Reply with one number: the count of lines in the records below that hold "this".

==== LISTED RECORDS

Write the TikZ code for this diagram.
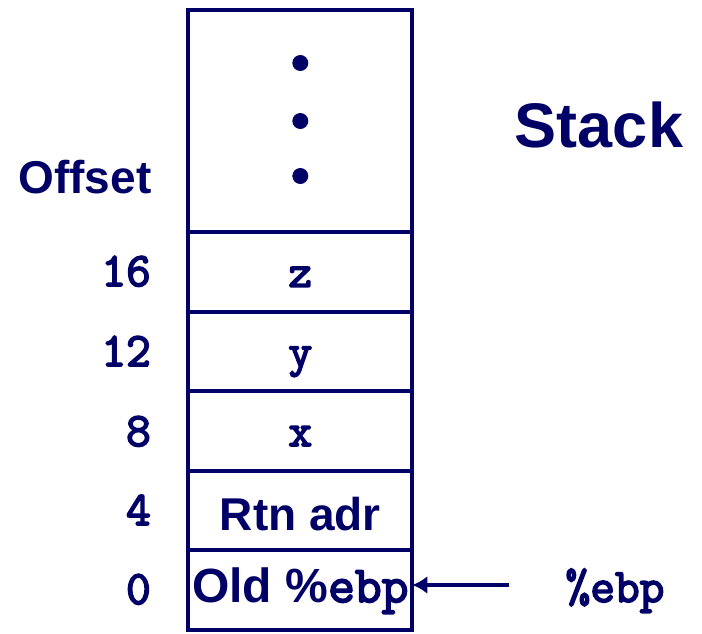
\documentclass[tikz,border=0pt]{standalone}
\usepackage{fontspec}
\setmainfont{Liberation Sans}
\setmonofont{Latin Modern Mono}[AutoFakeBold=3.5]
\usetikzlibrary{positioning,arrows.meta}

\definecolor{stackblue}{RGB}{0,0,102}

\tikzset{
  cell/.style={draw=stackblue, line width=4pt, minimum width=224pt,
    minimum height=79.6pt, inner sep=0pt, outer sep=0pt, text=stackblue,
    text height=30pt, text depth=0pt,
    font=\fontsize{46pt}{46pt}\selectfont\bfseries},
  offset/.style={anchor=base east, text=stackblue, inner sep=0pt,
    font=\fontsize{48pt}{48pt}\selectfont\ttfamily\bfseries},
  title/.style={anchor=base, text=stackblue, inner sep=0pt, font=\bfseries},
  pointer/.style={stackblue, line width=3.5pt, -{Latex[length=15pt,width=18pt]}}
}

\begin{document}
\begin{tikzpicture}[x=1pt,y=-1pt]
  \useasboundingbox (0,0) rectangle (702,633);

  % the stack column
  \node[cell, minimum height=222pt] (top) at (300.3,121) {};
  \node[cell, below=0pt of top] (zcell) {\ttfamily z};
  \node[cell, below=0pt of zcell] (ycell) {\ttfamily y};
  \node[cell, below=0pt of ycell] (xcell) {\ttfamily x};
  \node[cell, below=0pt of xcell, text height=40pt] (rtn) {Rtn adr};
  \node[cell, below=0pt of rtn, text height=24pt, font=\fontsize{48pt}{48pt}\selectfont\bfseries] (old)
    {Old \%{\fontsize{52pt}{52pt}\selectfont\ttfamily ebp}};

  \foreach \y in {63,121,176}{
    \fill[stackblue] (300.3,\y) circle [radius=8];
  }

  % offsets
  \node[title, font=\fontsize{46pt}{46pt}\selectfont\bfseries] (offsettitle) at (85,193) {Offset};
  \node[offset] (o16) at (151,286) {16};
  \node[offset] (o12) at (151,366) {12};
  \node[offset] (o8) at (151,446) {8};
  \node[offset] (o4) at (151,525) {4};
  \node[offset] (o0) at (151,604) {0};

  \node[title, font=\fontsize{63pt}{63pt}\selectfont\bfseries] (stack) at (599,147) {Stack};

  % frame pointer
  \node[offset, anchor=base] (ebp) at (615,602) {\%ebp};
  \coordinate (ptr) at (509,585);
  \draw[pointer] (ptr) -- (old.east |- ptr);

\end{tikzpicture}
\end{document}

========
==== LISTED RECORDS

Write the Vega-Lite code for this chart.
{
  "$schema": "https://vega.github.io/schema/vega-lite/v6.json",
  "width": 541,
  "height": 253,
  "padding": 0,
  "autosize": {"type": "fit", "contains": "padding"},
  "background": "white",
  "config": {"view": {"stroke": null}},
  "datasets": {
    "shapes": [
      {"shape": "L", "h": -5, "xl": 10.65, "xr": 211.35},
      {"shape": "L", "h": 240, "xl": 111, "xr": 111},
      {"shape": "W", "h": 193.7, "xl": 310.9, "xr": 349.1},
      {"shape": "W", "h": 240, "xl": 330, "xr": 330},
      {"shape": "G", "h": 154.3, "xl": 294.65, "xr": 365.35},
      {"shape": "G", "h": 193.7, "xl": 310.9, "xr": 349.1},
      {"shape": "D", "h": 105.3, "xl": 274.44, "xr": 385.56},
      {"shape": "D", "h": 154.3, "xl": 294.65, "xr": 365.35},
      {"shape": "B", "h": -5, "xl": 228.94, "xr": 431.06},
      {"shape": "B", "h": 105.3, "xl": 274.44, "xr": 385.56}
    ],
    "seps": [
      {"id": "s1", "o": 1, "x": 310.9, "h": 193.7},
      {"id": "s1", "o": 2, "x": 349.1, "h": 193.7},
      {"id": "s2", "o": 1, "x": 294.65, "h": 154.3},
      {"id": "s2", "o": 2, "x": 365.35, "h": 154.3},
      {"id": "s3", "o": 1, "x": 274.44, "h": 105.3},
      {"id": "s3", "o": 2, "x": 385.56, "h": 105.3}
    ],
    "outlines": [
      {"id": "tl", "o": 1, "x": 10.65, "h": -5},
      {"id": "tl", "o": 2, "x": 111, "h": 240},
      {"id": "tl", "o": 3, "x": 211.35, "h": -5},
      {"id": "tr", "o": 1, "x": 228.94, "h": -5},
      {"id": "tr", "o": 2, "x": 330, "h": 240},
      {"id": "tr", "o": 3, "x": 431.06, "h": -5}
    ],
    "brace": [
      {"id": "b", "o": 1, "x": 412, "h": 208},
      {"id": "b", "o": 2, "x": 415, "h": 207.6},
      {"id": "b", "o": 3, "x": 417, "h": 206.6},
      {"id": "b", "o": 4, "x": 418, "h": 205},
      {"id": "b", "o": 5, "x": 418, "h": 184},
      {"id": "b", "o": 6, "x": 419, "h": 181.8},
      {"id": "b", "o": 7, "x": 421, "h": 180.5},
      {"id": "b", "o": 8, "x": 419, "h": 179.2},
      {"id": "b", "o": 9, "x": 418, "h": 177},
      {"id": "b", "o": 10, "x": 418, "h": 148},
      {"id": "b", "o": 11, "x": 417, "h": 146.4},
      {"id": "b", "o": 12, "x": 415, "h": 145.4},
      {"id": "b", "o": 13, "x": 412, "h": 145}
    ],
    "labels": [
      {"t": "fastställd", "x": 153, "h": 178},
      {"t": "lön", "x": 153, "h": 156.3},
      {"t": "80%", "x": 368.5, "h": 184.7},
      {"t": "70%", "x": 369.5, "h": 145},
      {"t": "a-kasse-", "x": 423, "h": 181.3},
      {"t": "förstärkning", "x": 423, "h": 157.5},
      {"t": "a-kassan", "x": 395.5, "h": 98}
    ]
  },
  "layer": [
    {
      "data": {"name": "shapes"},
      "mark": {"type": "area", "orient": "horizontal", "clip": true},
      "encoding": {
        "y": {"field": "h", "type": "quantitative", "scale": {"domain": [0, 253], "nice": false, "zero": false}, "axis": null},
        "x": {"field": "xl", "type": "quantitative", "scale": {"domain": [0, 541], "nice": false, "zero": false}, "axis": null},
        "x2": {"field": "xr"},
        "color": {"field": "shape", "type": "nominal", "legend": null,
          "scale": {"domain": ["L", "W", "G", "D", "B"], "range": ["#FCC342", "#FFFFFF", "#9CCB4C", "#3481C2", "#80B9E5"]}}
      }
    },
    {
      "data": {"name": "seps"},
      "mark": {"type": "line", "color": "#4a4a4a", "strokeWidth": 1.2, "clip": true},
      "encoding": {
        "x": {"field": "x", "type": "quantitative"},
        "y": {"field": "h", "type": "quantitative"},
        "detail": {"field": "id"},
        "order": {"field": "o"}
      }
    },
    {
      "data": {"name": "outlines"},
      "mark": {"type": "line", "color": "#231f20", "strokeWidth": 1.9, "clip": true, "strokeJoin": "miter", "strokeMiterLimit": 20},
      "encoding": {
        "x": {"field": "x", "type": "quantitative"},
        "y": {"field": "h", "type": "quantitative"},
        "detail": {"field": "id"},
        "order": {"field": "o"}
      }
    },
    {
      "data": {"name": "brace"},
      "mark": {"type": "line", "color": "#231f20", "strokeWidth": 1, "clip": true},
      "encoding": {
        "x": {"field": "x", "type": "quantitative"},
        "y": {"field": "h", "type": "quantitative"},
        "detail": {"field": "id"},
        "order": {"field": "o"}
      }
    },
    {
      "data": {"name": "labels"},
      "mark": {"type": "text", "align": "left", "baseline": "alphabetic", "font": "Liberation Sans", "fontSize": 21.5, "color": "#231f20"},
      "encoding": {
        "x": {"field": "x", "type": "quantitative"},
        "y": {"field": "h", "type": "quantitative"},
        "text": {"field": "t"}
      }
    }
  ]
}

========

WRITTEN ANSWER: 2